Reading 20M+ JSON Files

Hello,

I asked this question a while ago but never found a good solution. I have around 20M JSON files on a fast Hard Drive (7883.6 MB/s). I need to read them into knime to parse them. I have been unable to find a fast way to do this.

I tried using:
List Files -Table Row to Variable Loop Start - JSON Reader
List File - Turn path into local url - read via localhost with GET Request
As previously suggested in Reading 2M local JSON files - Performance Question
I also tried the Load Text Files, but the UI keeps crashing

The best option is still via a local web server, but then the Windows Server becomes the bottleneck.

Any ideas?

Thank you

Hi @nxfxcom

Did you try the solution suggested by @AlexanderFillbrunn in your other post ?

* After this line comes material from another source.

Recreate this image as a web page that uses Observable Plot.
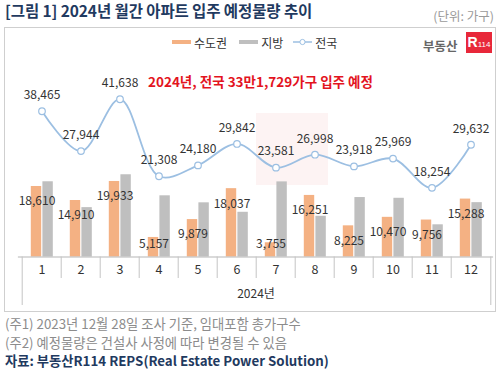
<!DOCTYPE html>
<html><head><meta charset="utf-8">
<script src="https://cdn.jsdelivr.net/npm/d3@7"></script>
<script src="https://cdn.jsdelivr.net/npm/@observablehq/plot@0.6"></script>
<style>
html,body{margin:0;padding:0;background:#fff;}
#root{position:relative;width:500px;height:372px;overflow:hidden;font-family:"Noto Sans CJK KR","Noto Sans",sans-serif;background:#fff;}
.abs{position:absolute;white-space:nowrap;}
</style></head>
<body><div id="root">
<div class="abs" style="left:5px;top:2px;line-height:17px;font-size:15.5px;font-weight:700;color:#1f3a60;letter-spacing:-0.1px">[그림 1] 2024년 월간 아파트 입주 예정물량 추이</div>
<div class="abs" style="right:6px;top:7px;line-height:18px;font-size:12.5px;color:#9a9a9a">(단위: 가구)</div>
<div class="abs" style="left:4px;top:27px;width:492px;height:285px;border:1px solid #cfcfcf;box-sizing:border-box"></div>
<div class="abs" style="left:256px;top:113px;width:72px;height:72px;background:#fdf3f3"></div>
<div class="abs" id="legend" style="left:172px;top:34px;height:16px;display:flex;align-items:center;font-size:12px;color:#333"></div>
<div class="abs" style="left:423px;top:37px;line-height:18px;font-size:12.5px;font-weight:700;color:#666">부동산</div>
<div class="abs" style="left:466px;top:32px;width:26px;height:21px;background:#e8283a;color:#fff;font-weight:700;line-height:21px;text-align:center;font-size:14px;font-family:Arial,'Liberation Sans',sans-serif">R<span style="font-size:8px;font-weight:400">114</span></div>
<div class="abs" id="subtitle" style="left:148px;top:71px;line-height:20px;font-size:13.5px;font-weight:700;color:#e3141e"></div>
<div class="abs" id="chart" style="left:0;top:56px"></div>
<div class="abs" style="left:5px;top:315px;font-size:13.3px;line-height:18.5px;color:#8c8c8c">(주1) 2023년 12월 28일 조사 기준, 임대포함 총가구수<br>(주2) 예정물량은 건설사 사정에 따라 변경될 수 있음</div>
<div class="abs" style="left:5px;top:352px;font-size:13.3px;line-height:18px;font-weight:700;color:#1f3a60">자료: 부동산R114 REPS(Real Estate Power Solution)</div>
</div>
<script>
const months = ["1","2","3","4","5","6","7","8","9","10","11","12"];
const metro = [18610,14910,19933,5157,9879,18037,3755,16251,8225,10470,9756,15288];
const regional = [19855,13034,21705,16151,14301,11805,19826,10747,15693,15499,8498,14344];
const national = [38465,27944,41638,21308,24180,29842,23581,26998,23918,25969,18254,29632];
const seriesNames = ["수도권","지방","전국"];
const xLabel = "2024년";
const subtitle = "2024년, 전국 33만1,729가구 입주 예정";

const colMetro = "#f4b183", colRegional = "#bfbfbf", colLine = "#9cbfe2";
const data = months.map((m,i)=>({month:m, metro:metro[i], regional:regional[i], total:national[i]}));
const fmt = d3.format(",");

document.getElementById("subtitle").textContent = subtitle;
const leg = document.getElementById("legend");
leg.innerHTML =
 `<span style="display:inline-block;width:19px;height:4px;background:${colMetro};margin-right:3px"></span><span>${seriesNames[0]}</span>`+
 `<span style="display:inline-block;width:19px;height:4px;background:${colRegional};margin:0 3px 0 12px"></span><span>${seriesNames[1]}</span>`+
 `<svg width="19" height="10" style="margin:0 3px 0 10px"><line x1="0" x2="19" y1="5" y2="5" stroke="${colLine}" stroke-width="1.5"/><circle cx="9.5" cy="5" r="2.6" fill="#fff" stroke="${colLine}" stroke-width="1"/></svg><span>${seriesNames[2]}</span>`;

const W = 500, H = 256, mL = 17.9, mR = 6.9, mT = 30, mB = 55.5;
const bw = (W - mL - mR) / months.length;
const frameH = H - mT - mB;
const pxPerUnit = frameH / 45000;

const chart = Plot.plot({
  width: W, height: H,
  marginLeft: mL, marginRight: mR, marginTop: mT, marginBottom: mB,
  style: {background: "transparent", fontFamily: "'Noto Sans CJK KR', sans-serif", fontSize: "12.5px", color: "#333", overflow: "visible"},
  x: {type: "band", domain: months, padding: 0, tickSize: 0, tickPadding: 8, label: null},
  y: {domain: [0, 45000], axis: null},
  marks: [
    Plot.barY(data, {x: "month", y: "metro", fill: colMetro, insetLeft: bw/2 - 11, insetRight: bw/2}),
    Plot.barY(data, {x: "month", y: "regional", fill: colRegional, insetLeft: bw/2 + 0.6, insetRight: bw/2 - 11.6}),
    Plot.ruleY([0], {stroke: "#b5b5b5"}),
    Plot.ruleX(months.slice(1), {x: d => d, dx: -bw/2, stroke: "#c4c4c4", insetTop: frameH, insetBottom: -21.5}),
    Plot.ruleX([months[0]], {x: d => d, dx: -bw/2, stroke: "#c4c4c4", insetTop: frameH, insetBottom: -48.5}),
    Plot.ruleX([months[months.length-1]], {x: d => d, dx: bw/2, stroke: "#c4c4c4", insetTop: frameH, insetBottom: -48.5}),
    Plot.text(data, {x: "month", y: d => Math.max(d.metro - 15/pxPerUnit, 13/pxPerUnit), text: d => fmt(d.metro), dx: -5, fontSize: 12, fill: "#333"}),
    Plot.line(data, {x: "month", y: "total", curve: "catmull-rom", stroke: colLine, strokeWidth: 1.8}),
    Plot.dot(data, {x: "month", y: "total", r: 3.3, fill: "white", stroke: colLine, strokeWidth: 1.2}),
    Plot.text(data, {x: "month", y: "total", text: d => fmt(d.total), dy: -16, fontSize: 12, fill: "#333"}),
    Plot.text([xLabel], {frameAnchor: "bottom", dy: 40.5, fontSize: 12, fill: "#333"})
  ]
});
document.getElementById("chart").appendChild(chart);
</script>
</body></html>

I guess this is the way to go. Did it work for you ? If not, where did KNIME couldn’t solve it? at the reading of the JSON ? At the transformation from string to JSON ? Somewhere else ?

Could you post here an example of your JSON files to have a go to it ? It would definitely help us to help you :wink:

Best

Ael

1 Like

Hello,

the challenge with the Load Text Files node is that the Files have to be selected via the UI vs a Data port. Selecting a couple of million files via the UI is always leading to a crash.

Hi @nxfxcom

I understand better now. How big is every JSON file ? Did you try to concatenate them all in a single text file beforehand ? This would prevent the problem of UI crashing and once the concatenated file is uploaded using the -Load Text Files- node, you could split the JSON into different cells of a single column Table to then convert them into JSON using the -String to JSON- node as suggested by @AlexanderFillbrunn. Would this be a solution ?

If you could upload here one of your JSON files (if they do not contain confidential information) , I would implement a workflow example on how to deal with this.

Hope it helps.

Best

Ael

1 Like

Hi,
Maybe the Tika Parser node could be used to read the files? Are they all in one folder?
Kind regards,
Alexander

1 Like

This topic was automatically closed 90 days after the last reply. New replies are no longer allowed.